→ **Data section**
◇ ◇ ◇ ◇ ◇
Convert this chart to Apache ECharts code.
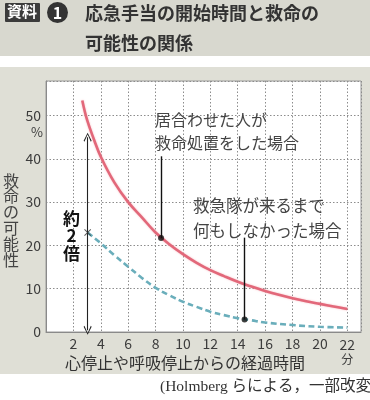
<!DOCTYPE html>
<html><head><meta charset="utf-8">
<script src="https://cdn.jsdelivr.net/npm/echarts@6/dist/echarts.min.js"></script>
<style>html,body{margin:0;padding:0;background:#fff;}#c{width:370px;height:400px;}</style>
</head><body><div id="c"></div>
<script>
// Data
const redT = [2.65, 3, 3.5, 4, 5, 6, 7, 8, 9, 10, 11, 12, 13, 14, 15, 16, 17, 18, 19, 20, 21, 22];
const redV = [53.5, 49, 44.5, 40.5, 34.5, 30, 26.5, 23, 20.3, 18, 16, 14.3, 12.9, 11.6, 10.5, 9.5, 8.6, 7.8, 7.1, 6.5, 5.9, 5.3];
const blueT = [3.04, 4, 5, 6, 7, 8, 9, 10, 11, 12, 13, 14, 15, 16, 18, 20, 22];
const blueV = [23, 20.5, 17.7, 15.1, 12.5, 10.2, 8.5, 7.0, 5.8, 4.7, 3.9, 3.2, 2.7, 2.2, 1.6, 1.2, 1.0];
const redDot = [8.4, 21.7];
const blueDot = [14.5, 2.9];
const redLeaderTop = 40.6;
const blueLeaderTop = 21.8;
const arrowT = 3.04, arrowBottom = 0.4, arrowTop = 45;
const xTicks = [2, 4, 6, 8, 10, 12, 14, 16, 18, 20, 22];
const yTicks = [0, 10, 20, 30, 40, 50];

const chart = echarts.init(document.getElementById('c'), null, {renderer: 'canvas'});
const FONT = '"Noto Sans CJK JP", "Noto Sans", sans-serif';
const chevron = 'path://M5,0 L10,9 L9,10 L5,2 L1,10 L0,9 Z';
const cross = 'path://M0,1 L1,0 L5,4 L9,0 L10,1 L6,5 L10,9 L9,10 L5,6 L1,10 L0,9 L4,5 Z';

chart.setOption({
  animation: false,
  backgroundColor: '#ffffff',
  textStyle: {fontFamily: FONT},
  grid: {left: 46, right: 9, top: 81, bottom: 68, show: true, backgroundColor: '#ffffff', borderColor: '#9a9a9a', borderWidth: 1},
  xAxis: {
    type: 'value', min: 0, max: 23, interval: 2,
    axisLine: {show: true, onZero: false, lineStyle: {color: '#8a8a8a', width: 1}},
    axisTick: {show: false},
    splitLine: {show: true, lineStyle: {color: '#8c8c8c', type: [1.5, 2], width: 1}},
    axisLabel: {
      margin: 5, color: '#3c3c3c', fontSize: 14, fontFamily: FONT,
      formatter: v => xTicks.indexOf(v) < 0 ? '' : (v === 22 ? '{n|22}\n{u|分}' : String(v)),
      rich: {n: {fontSize: 14, color: '#3c3c3c', lineHeight: 15}, u: {fontSize: 12, color: '#3c3c3c', lineHeight: 14}}
    }
  },
  yAxis: {
    type: 'value', min: 0, max: 58, interval: 10,
    axisLine: {show: true, lineStyle: {color: '#8a8a8a', width: 1}},
    axisTick: {show: false},
    splitLine: {show: true, lineStyle: {color: '#8c8c8c', type: [1.5, 2], width: 1}},
    axisLabel: {
      margin: 5, color: '#3c3c3c', fontSize: 14, fontFamily: FONT,
      formatter: v => yTicks.indexOf(v) < 0 ? '' : String(v)
    }
  },
  series: [
    {
      type: 'line', smooth: 0.4, symbol: 'none',
      data: redT.map((t, i) => [t, redV[i]]),
      lineStyle: {color: '#e2687a', width: 2.6, shadowColor: 'rgba(240,140,150,0.6)', shadowBlur: 2},
      z: 3,
      markLine: {
        silent: true, symbol: ['none', 'none'], label: {show: false},
        lineStyle: {color: '#111', width: 1.4, type: 'solid'},
        data: [
          [{coord: [redDot[0], redDot[1]]}, {coord: [redDot[0], redLeaderTop]}],
          [{coord: [blueDot[0], blueDot[1]]}, {coord: [blueDot[0], blueLeaderTop]}]
        ]
      }
    },
    {
      type: 'line', smooth: 0.4, symbol: 'none',
      data: blueT.map((t, i) => [t, blueV[i]]),
      lineStyle: {color: '#6aaebb', width: 2.6, type: [6, 3.5]},
      z: 3,
      markLine: {
        silent: true, symbol: [chevron, chevron], symbolSize: [8, 9], label: {show: false},
        lineStyle: {color: '#222', width: 1.1, type: 'solid'},
        data: [[{coord: [arrowT, arrowBottom]}, {coord: [arrowT, arrowTop]}]]
      }
    },
    {
      type: 'scatter', symbol: 'circle', symbolSize: 6, z: 5,
      itemStyle: {color: '#111'},
      data: [redDot, blueDot]
    },
    {
      type: 'scatter', symbol: cross, symbolSize: 7, z: 5,
      itemStyle: {color: '#333'},
      data: [[arrowT, blueV[0]]]
    }
  ],
  graphic: [
    {type: 'rect', z: -10, shape: {x: 0, y: 0, width: 370, height: 56}, style: {fill: '#d8d8cf'}},
    {type: 'rect', z: -10, shape: {x: 0, y: 67, width: 370, height: 307}, style: {fill: '#dfdfd6'}},
    {type: 'rect', z: 10, shape: {x: 5, y: 3, width: 35, height: 19, r: 1}, style: {fill: '#3b3b3b'}},
    {type: 'text', z: 11, left: 7, top: 4, style: {text: '資料', fill: '#fff', font: 'bold 15px ' + FONT}},
    {type: 'circle', z: 10, shape: {cx: 57.5, cy: 12.5, r: 10.5}, style: {fill: '#333'}},
    {type: 'text', z: 11, style: {x: 57.5, y: 12.5, text: '1', fill: '#fff', font: 'bold 16px ' + FONT, align: 'center', verticalAlign: 'middle'}},
    {type: 'text', z: 11, style: {x: 85, y: 13, text: '応急手当の開始時間と救命の', fill: '#333', font: 'bold 18px ' + FONT, verticalAlign: 'middle'}},
    {type: 'text', z: 11, style: {x: 85, y: 43, text: '可能性の関係', fill: '#333', font: 'bold 18px ' + FONT, verticalAlign: 'middle'}},
    {type: 'text', z: 11, style: {x: 11, y: 220, text: '救\n命\nの\n可\n能\n性', fill: '#444', font: '16px ' + FONT, lineHeight: 15.8, align: 'center', verticalAlign: 'middle'}},
    {type: 'text', z: 11, style: {x: 37, y: 132, text: '%', fill: '#3c3c3c', font: '13px ' + FONT, align: 'center', verticalAlign: 'middle'}},
    {type: 'text', z: 11, style: {x: 65, y: 363, text: '心停止や呼吸停止からの経過時間', fill: '#333', font: '16px ' + FONT, verticalAlign: 'middle'}},
    {type: 'text', z: 11, style: {x: 71.5, y: 236, text: '約\n2\n倍', fill: '#111', font: 'bold 17px ' + FONT, lineHeight: 17.5, align: 'center', verticalAlign: 'middle'}},
    {type: 'text', z: 11, style: {x: 155, y: 120, text: '居合わせた人が', fill: '#444', font: '16px ' + FONT, verticalAlign: 'middle'}},
    {type: 'text', z: 11, style: {x: 155, y: 143, text: '救命処置をした場合', fill: '#444', font: '16px ' + FONT, verticalAlign: 'middle'}},
    {type: 'text', z: 11, style: {x: 193, y: 206, text: '救急隊が来るまで', fill: '#444', font: '16.5px ' + FONT, verticalAlign: 'middle'}},
    {type: 'text', z: 11, style: {x: 193, y: 231, text: '何もしなかった場合', fill: '#444', font: '16.5px ' + FONT, verticalAlign: 'middle'}},
    {type: 'text', z: 11, style: {x: 160, y: 387, text: '(Holmberg らによる，一部改変）', fill: '#333', font: '15.5px "Liberation Serif", "Noto Sans CJK JP", serif', verticalAlign: 'middle'}}
  ]
});
</script></body></html>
◇ ◇ ◇ ◇ ◇
→ **Exercise**
Your task is to return the lines above, from the first one up to and including the line containing "const yTicks = [0, 10, 20, 30, 40, 50];", minus any pictures.

→ **Final result**
Convert this chart to Apache ECharts code.
<!DOCTYPE html>
<html><head><meta charset="utf-8">
<script src="https://cdn.jsdelivr.net/npm/echarts@6/dist/echarts.min.js"></script>
<style>html,body{margin:0;padding:0;background:#fff;}#c{width:370px;height:400px;}</style>
</head><body><div id="c"></div>
<script>
// Data
const redT = [2.65, 3, 3.5, 4, 5, 6, 7, 8, 9, 10, 11, 12, 13, 14, 15, 16, 17, 18, 19, 20, 21, 22];
const redV = [53.5, 49, 44.5, 40.5, 34.5, 30, 26.5, 23, 20.3, 18, 16, 14.3, 12.9, 11.6, 10.5, 9.5, 8.6, 7.8, 7.1, 6.5, 5.9, 5.3];
const blueT = [3.04, 4, 5, 6, 7, 8, 9, 10, 11, 12, 13, 14, 15, 16, 18, 20, 22];
const blueV = [23, 20.5, 17.7, 15.1, 12.5, 10.2, 8.5, 7.0, 5.8, 4.7, 3.9, 3.2, 2.7, 2.2, 1.6, 1.2, 1.0];
const redDot = [8.4, 21.7];
const blueDot = [14.5, 2.9];
const redLeaderTop = 40.6;
const blueLeaderTop = 21.8;
const arrowT = 3.04, arrowBottom = 0.4, arrowTop = 45;
const xTicks = [2, 4, 6, 8, 10, 12, 14, 16, 18, 20, 22];
const yTicks = [0, 10, 20, 30, 40, 50];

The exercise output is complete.